Tolkien Gleanings #80.
* Further details of the new volume of the Tolkien Letters. Specifically, where the new letters are being found. A new article in The Bookseller reveals that the original Letters…
“… was not the book envisaged by Humphrey and Christopher [Tolkien]. At the publisher’s request, they were required to reduce the original selection to what was then deemed a publishable extent. By going back to the editors’ original typescripts and notes, it has finally been possible for us to reinstate the 150 letters they excised purely for length – an additional 50,000 words – and publish the book as originally intended.”

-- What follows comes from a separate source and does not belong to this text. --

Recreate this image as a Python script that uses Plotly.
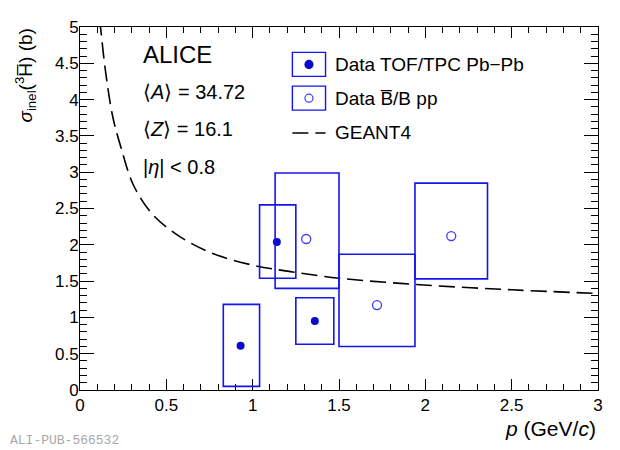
import plotly.graph_objects as go

# Data TOF/TPC Pb-Pb: points and systematic boxes
tof_p = [0.93, 1.14, 1.36]
tof_sigma = [0.61, 2.04, 0.95]
tof_p_lo = [0.83, 1.04, 1.25]
tof_p_hi = [1.04, 1.25, 1.47]
tof_sig_lo = [0.05, 1.54, 0.63]
tof_sig_hi = [1.18, 2.55, 1.27]

# Data Bbar/B pp
pp_p = [1.31, 1.72, 2.15]
pp_sigma = [2.08, 1.17, 2.12]
pp_p_lo = [1.13, 1.50, 1.94]
pp_p_hi = [1.50, 1.94, 2.36]
pp_sig_lo = [1.40, 0.60, 1.53]
pp_sig_hi = [2.99, 1.87, 2.85]

# GEANT4 curve
geant_p = [0.113, 0.12, 0.145, 0.19, 0.24, 0.31, 0.42, 0.58, 0.77, 1.0, 1.22, 1.5, 1.97, 2.5, 3.0]
geant_sigma = [5.1, 4.97, 4.44, 3.76, 3.32, 2.82, 2.42, 2.11, 1.88, 1.72, 1.63, 1.54, 1.45, 1.38, 1.33]

info_lines = ["⟨<i>A</i>⟩ = 34.72", "⟨<i>Z</i>⟩ = 16.1", "|<i>η</i>| < 0.8"]
legend_labels = ["Data TOF/TPC Pb−Pb", "Data B̅/B pp", "GEANT4"]

FONT = "Liberation Sans"
BOX_COLOR = "#1414f0"
FILL_COLOR = "#0a0ac8"
OPEN_COLOR = "#3c3cff"

fig = go.Figure()

fig.add_trace(go.Scatter(
    x=geant_p, y=geant_sigma, mode="lines", line_shape="spline",
    line=dict(color="black", width=1.6, dash="16px,7px"),
    hoverinfo="skip",
))

shapes = []
for lo, hi, ylo, yhi in zip(pp_p_lo, pp_p_hi, pp_sig_lo, pp_sig_hi):
    shapes.append(dict(type="rect", xref="x", yref="y", x0=lo, x1=hi, y0=ylo, y1=yhi,
                       line=dict(color=BOX_COLOR, width=1.6)))
for lo, hi, ylo, yhi in zip(tof_p_lo, tof_p_hi, tof_sig_lo, tof_sig_hi):
    shapes.append(dict(type="rect", xref="x", yref="y", x0=lo, x1=hi, y0=ylo, y1=yhi,
                       line=dict(color=BOX_COLOR, width=1.6)))

fig.add_trace(go.Scatter(
    x=pp_p, y=pp_sigma, mode="markers",
    marker=dict(symbol="circle-open", size=9, color=OPEN_COLOR, line=dict(width=1.3)),
))
fig.add_trace(go.Scatter(
    x=tof_p, y=tof_sigma, mode="markers",
    marker=dict(symbol="circle", size=8, color=FILL_COLOR),
))

# legend, drawn by hand (boxes around markers like ROOT)
leg_x0, leg_x1, leg_xc = 0.410, 0.474, 0.442
leg_rows = [0.897, 0.804, 0.708]
for i, yc in enumerate(leg_rows[:2]):
    shapes.append(dict(type="rect", xref="paper", yref="paper", x0=leg_x0, x1=leg_x1,
                       y0=yc - 0.033, y1=yc + 0.033, line=dict(color=BOX_COLOR, width=1.4)))
    shapes.append(dict(type="circle", xref="paper", yref="paper", xsizemode="pixel",
                       ysizemode="pixel", xanchor=leg_xc, yanchor=yc,
                       x0=-4, x1=4, y0=-4, y1=4,
                       fillcolor=FILL_COLOR if i == 0 else "rgba(0,0,0,0)",
                       line=dict(color=FILL_COLOR if i == 0 else OPEN_COLOR, width=1.2)))
shapes.append(dict(type="line", xref="paper", yref="paper", x0=leg_x0, x1=leg_x1,
                   y0=leg_rows[2], y1=leg_rows[2],
                   line=dict(color="black", width=1.6, dash="16px,7px")))

annotations = []
for lab, yc in zip(legend_labels, leg_rows):
    annotations.append(dict(text=lab, xref="paper", yref="paper", x=0.488, y=yc,
                            xanchor="left", yanchor="middle", showarrow=False,
                            font=dict(family=FONT, size=19, color="black")))

annotations.append(dict(text="ALICE", xref="paper", yref="paper", x=0.117, y=0.925,
                        xanchor="left", yanchor="middle", showarrow=False,
                        font=dict(family=FONT, size=24, color="black")))
for lab, yc in zip(info_lines, [0.82, 0.718, 0.615]):
    annotations.append(dict(text=lab, xref="paper", yref="paper", x=0.117, y=yc,
                            xanchor="left", yanchor="middle", showarrow=False,
                            font=dict(family=FONT, size=20, color="black")))

annotations.append(dict(text="<i>σ</i><sub>inel</sub>(<sup>3</sup>H̅) (b)",
                        xref="paper", yref="paper", x=-0.107, y=1.0, textangle=-90,
                        xanchor="center", yanchor="top", showarrow=False,
                        font=dict(family=FONT, size=19, color="black")))
annotations.append(dict(text="<i>p</i> (GeV/<i>c</i>)", xref="paper", yref="paper",
                        x=1.0, y=-0.105, xanchor="right", yanchor="middle", showarrow=False,
                        font=dict(family=FONT, size=21, color="black")))
annotations.append(dict(text="ALI-PUB-566532", xref="paper", yref="paper",
                        x=-0.139, y=-0.14, xanchor="left", yanchor="middle", showarrow=False,
                        font=dict(family="Liberation Mono", size=13, color="#a8a8a8")))

axis_common = dict(
    showline=True, linecolor="black", linewidth=1, mirror="ticks",
    ticks="inside", tickcolor="black", tickwidth=1, showgrid=False, zeroline=False,
    tickfont=dict(family=FONT, size=17, color="black"),
)

fig.update_xaxes(range=[0, 3], dtick=0.5, ticklen=11,
                 minor=dict(dtick=0.1, ticks="inside", ticklen=6, tickcolor="black"),
                 **axis_common)
fig.update_yaxes(range=[0, 5], dtick=0.5, ticklen=14, ticklabelstandoff=-3,
                 minor=dict(dtick=0.1, ticks="inside", ticklen=7, tickcolor="black"),
                 **axis_common)

# the page puts the plot 8px in from the top-left corner
fig.update_layout(
    width=612, height=442,
    margin=dict(l=72, r=22, t=10, b=60),
    paper_bgcolor="white", plot_bgcolor="white",
    showlegend=False,
    shapes=shapes, annotations=annotations,
)

fig.write_html("out.html")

Which means the new edition will be these, and presumably any other letters which have since turned up. Sounds good. The title of the early November book is The Letters of J. R. R. Tolkien: Revised and Expanded edition. The £20 hardback is now pre-ordering for delivery well before Christmas 2023 and its inevitable UK postal strikes.
* A PhD thesis for Concordia University in Canada, freely online in PDF, Mere Love: The Theology of Need and Gift-Love in the Fiction of C.S. Lewis and J.R.R. Tolkien (November 2021).
* At the University of Leiden, a course titled The Medieval in Middle-Earth: J.R.R. Tolkien and Old English Philology, running 2023-2024. Unusual for focusing on one man’s academic work, and in Philology too. Starting September, and seemingly limited to the university’s eligible students. Who should book early, I’d guess, as it’ll probably fill up quickly.
“Reading Tolkien’s academic work will first of all provide students with a better insight into the culture, language and literature of early medieval England, as well as the methodology of Old English philology. At the same time, it will also illuminate their reading of Tolkien’s fantasy fiction.”
* A fine fresh scan of Travellers’ tales: a book of marvels (1927), new and free on Archive.org. Previously only available as one of the abysmal Digital Library of India scans. An accessible English collection of the material Tolkien would have known, though some of it perhaps only by reputation, by circa 1930.
* And finally, a new article on “How to Replicate J.R.R. Tolkien’s Education for Your Child”. I’d add a ‘daily translation’ exercise (Latin, Anglo-Saxon, Middle English etc), which was a commonplace for children of ability in Tolkien’s time. Also lots and lots of walking to school. Or the home-schooled equivalent.